絵本『おこりじぞう』の絵で知られる四國五郎の詩集『戦争詩』・・・【情熱的読書人間のないしょ話(3537)】
【読書の森 2024年12月11日号】
情熱的読書人間のないしょ話(3537)
久しぶりに、かつての仕事仲間が都心の和食処に集い、思い出話に花が咲きました。因みに、本日の歩数は12,727でした。

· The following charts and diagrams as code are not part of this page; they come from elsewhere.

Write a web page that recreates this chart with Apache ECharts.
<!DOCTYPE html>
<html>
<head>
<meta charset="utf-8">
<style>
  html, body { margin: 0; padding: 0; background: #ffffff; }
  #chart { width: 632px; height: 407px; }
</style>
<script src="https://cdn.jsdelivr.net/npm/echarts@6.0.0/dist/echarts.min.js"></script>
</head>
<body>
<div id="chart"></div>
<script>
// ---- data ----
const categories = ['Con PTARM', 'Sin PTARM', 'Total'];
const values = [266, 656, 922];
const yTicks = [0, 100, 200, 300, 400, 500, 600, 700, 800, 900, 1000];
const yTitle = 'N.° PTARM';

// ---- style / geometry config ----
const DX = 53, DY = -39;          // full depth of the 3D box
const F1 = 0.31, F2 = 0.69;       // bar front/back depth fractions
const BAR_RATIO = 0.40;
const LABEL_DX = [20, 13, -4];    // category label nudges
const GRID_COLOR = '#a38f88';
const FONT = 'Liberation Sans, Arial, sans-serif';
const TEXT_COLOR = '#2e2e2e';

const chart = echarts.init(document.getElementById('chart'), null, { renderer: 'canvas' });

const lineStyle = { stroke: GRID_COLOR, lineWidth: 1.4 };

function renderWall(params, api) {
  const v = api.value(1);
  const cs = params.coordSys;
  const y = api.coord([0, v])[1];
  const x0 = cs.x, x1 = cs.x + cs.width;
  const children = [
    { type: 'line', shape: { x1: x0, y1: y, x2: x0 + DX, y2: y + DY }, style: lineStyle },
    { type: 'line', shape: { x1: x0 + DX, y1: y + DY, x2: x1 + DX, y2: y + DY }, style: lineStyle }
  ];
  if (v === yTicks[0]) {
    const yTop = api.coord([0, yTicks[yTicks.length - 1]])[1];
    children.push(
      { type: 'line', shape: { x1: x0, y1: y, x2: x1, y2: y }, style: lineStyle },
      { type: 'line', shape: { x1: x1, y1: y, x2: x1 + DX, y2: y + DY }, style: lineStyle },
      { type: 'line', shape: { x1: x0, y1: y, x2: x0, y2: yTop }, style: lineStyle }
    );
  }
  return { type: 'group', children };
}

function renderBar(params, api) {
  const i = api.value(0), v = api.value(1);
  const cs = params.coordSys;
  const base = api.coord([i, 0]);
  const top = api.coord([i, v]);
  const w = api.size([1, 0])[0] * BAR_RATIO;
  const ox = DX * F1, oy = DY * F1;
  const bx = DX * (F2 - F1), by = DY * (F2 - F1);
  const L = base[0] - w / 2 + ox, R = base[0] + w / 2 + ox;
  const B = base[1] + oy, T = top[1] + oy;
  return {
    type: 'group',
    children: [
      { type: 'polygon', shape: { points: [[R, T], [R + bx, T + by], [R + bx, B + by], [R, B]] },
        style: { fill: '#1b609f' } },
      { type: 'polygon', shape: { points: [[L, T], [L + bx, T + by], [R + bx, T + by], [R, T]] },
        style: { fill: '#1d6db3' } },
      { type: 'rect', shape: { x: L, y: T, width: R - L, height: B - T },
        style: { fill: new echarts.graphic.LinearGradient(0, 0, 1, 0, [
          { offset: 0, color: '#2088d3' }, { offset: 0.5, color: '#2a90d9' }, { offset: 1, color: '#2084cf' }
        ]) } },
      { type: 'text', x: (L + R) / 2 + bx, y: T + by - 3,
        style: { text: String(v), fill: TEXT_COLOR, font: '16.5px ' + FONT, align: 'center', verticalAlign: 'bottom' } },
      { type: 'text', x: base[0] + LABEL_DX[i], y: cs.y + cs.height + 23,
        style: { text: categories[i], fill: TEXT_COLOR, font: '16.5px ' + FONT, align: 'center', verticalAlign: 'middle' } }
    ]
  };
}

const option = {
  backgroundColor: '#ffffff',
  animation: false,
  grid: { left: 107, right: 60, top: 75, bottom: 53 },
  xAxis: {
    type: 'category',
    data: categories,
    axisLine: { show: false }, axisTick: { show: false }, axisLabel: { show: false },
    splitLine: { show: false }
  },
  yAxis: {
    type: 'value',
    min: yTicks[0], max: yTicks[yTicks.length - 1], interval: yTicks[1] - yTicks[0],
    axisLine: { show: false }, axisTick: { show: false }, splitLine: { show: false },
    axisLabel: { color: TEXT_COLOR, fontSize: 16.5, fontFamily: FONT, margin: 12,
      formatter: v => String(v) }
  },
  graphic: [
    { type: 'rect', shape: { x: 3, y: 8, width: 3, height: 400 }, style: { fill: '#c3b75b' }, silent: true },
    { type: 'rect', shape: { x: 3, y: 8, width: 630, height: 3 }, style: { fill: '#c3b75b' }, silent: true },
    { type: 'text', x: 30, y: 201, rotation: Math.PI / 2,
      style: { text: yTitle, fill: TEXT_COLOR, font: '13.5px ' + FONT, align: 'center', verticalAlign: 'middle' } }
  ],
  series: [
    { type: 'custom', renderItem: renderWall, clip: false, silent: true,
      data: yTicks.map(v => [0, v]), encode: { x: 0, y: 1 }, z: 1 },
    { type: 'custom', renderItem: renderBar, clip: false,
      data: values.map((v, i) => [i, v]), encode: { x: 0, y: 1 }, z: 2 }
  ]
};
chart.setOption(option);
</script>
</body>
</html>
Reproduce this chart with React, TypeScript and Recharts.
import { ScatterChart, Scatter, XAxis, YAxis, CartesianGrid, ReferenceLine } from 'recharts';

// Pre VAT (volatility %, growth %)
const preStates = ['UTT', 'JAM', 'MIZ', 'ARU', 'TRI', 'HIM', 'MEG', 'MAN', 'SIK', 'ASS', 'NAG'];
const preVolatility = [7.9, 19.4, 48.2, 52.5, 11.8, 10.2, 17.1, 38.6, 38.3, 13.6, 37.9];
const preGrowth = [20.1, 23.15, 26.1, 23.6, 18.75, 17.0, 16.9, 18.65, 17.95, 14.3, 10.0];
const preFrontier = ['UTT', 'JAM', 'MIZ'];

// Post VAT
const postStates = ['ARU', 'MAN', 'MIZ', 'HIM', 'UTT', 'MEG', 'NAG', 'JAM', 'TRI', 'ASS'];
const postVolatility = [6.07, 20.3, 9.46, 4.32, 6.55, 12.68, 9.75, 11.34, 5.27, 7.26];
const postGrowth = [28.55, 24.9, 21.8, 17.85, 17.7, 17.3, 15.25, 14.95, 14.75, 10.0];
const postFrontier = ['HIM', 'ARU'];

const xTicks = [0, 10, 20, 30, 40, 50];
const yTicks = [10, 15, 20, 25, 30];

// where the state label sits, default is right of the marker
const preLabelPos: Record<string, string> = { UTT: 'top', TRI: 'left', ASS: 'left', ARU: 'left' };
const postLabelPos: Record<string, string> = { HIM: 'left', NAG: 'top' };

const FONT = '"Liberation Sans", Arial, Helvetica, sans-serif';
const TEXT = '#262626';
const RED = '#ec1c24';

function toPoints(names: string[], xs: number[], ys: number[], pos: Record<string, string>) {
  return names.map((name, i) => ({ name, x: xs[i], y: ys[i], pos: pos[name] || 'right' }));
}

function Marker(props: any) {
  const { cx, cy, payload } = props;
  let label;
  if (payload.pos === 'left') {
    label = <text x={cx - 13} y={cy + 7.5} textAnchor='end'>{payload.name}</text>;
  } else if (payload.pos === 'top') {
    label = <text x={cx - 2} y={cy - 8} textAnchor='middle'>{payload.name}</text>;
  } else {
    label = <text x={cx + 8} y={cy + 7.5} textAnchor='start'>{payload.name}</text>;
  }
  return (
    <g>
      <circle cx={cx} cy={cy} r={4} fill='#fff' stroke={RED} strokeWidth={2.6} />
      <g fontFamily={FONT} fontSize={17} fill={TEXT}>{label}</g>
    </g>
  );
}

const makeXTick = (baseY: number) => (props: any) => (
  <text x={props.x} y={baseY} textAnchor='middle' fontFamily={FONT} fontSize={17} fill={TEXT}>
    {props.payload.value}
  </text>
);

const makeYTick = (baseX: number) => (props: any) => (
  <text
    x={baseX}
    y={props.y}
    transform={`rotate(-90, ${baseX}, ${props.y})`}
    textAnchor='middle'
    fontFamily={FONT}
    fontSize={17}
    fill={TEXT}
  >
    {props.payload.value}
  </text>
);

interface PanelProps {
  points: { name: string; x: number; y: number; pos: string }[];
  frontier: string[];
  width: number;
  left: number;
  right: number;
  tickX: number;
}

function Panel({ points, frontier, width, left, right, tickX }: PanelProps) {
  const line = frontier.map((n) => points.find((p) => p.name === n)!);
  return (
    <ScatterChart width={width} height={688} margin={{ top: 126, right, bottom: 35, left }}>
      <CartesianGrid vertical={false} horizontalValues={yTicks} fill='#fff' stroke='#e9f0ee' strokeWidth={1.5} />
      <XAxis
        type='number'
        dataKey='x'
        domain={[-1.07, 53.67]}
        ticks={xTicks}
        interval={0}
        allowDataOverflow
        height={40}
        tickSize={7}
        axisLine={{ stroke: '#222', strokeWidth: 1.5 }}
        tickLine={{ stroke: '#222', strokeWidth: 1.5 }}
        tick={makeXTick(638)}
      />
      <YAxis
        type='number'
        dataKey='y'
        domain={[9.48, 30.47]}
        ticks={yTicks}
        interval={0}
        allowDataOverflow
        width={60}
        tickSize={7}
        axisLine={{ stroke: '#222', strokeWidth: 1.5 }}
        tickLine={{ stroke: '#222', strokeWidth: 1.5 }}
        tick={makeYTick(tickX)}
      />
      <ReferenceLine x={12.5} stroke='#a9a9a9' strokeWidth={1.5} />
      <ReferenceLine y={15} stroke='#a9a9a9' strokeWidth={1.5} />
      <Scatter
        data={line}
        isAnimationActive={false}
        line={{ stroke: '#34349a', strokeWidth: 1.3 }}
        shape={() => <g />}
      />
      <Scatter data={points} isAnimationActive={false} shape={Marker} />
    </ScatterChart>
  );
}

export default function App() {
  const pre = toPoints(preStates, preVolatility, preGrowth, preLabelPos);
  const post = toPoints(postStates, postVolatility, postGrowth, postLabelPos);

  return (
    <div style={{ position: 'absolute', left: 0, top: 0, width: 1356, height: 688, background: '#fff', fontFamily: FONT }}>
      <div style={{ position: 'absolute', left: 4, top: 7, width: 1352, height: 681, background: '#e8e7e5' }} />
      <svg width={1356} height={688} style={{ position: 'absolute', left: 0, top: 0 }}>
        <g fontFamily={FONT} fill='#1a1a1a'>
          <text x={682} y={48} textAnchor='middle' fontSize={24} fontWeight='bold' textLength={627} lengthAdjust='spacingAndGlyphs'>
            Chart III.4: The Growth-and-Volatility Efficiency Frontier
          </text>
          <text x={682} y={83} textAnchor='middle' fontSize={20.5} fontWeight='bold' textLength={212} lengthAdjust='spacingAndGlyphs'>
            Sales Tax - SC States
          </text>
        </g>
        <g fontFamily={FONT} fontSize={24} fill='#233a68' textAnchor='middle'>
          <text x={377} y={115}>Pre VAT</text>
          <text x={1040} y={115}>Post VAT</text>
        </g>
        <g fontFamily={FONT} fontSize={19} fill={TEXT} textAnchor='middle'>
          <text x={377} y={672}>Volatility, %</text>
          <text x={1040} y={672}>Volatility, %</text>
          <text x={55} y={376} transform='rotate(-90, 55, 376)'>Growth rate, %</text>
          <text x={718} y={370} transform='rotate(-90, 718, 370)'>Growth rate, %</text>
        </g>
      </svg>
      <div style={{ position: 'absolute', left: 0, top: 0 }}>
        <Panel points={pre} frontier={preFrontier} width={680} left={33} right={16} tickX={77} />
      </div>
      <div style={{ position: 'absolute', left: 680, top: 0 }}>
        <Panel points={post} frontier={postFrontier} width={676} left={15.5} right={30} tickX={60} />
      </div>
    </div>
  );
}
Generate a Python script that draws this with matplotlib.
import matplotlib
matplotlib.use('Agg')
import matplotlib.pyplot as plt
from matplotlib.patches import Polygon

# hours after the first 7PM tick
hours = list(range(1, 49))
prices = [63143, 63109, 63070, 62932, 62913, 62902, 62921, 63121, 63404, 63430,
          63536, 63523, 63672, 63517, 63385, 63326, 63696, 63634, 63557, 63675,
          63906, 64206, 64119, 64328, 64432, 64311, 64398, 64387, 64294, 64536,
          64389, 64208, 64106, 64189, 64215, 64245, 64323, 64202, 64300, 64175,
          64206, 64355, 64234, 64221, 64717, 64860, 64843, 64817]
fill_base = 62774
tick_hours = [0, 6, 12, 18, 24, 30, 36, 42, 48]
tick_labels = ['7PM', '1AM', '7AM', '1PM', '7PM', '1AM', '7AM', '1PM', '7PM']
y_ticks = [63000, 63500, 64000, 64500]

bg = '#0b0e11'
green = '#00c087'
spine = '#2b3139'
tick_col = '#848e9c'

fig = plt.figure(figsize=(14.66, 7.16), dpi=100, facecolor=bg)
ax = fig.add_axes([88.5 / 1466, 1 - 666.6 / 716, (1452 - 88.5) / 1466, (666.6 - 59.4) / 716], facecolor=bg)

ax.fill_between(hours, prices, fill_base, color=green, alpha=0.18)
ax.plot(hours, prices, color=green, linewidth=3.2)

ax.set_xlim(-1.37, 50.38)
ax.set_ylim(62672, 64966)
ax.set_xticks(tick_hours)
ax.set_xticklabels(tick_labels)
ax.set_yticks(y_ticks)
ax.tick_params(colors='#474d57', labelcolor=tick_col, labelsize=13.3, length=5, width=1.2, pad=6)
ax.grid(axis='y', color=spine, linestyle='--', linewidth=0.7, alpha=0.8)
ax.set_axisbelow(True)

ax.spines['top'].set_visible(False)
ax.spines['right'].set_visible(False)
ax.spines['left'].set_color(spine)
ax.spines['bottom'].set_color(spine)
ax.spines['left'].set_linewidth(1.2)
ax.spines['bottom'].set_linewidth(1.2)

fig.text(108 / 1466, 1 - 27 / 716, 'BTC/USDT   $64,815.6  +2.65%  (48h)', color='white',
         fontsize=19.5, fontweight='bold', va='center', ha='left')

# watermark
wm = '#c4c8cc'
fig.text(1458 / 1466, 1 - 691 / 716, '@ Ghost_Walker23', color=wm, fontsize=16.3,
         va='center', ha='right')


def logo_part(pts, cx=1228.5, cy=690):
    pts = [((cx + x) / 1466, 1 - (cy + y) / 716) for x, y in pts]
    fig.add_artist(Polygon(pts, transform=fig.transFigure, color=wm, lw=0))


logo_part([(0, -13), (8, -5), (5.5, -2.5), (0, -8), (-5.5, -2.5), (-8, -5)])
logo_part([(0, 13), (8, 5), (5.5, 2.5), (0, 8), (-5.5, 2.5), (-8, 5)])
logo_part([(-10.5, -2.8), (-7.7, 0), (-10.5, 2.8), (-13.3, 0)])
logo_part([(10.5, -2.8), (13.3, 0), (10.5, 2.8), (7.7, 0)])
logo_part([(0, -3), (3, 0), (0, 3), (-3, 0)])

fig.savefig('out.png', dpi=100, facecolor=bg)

閑話休題、詩集『戦争詩』(四國五郎著、四國光編、藤原書店)は、絵本『おこりじぞう』の絵などで知られる四國五郎の没後に、長男・四國光が見つけた『戦争詩』と題された五郎のノートが基になっています。
自らの戦争体験に基づいているため、いずれの詩も心に迫ってきます。
四國五郎が戦争をどう感じ、どう考えていたかを知ってもらうために、「無題」と題された一つの詩を挙げておきましょう。
雑布のごとく よぢれ ちぢこまりて うごかぬ兵よ
手足千切れ 眼のみ空ろにあけ われを見送る兵よ
地雷抱きしまま 大地に頬よせ 去りゆくわれらの靴音をきく 兵よ
われら 捕虜にして 前よりしりへより銃擬せられし身なれば 一つぶの乾パンを兵のまえにおき 空ろなる眼に 背をさしつらぬかれつつ 顔をそむけ 歩むのみ
いずこえとも知らず
――戦争の悲惨さ、不条理さがひしひしと伝わってくる、重たい詩集です。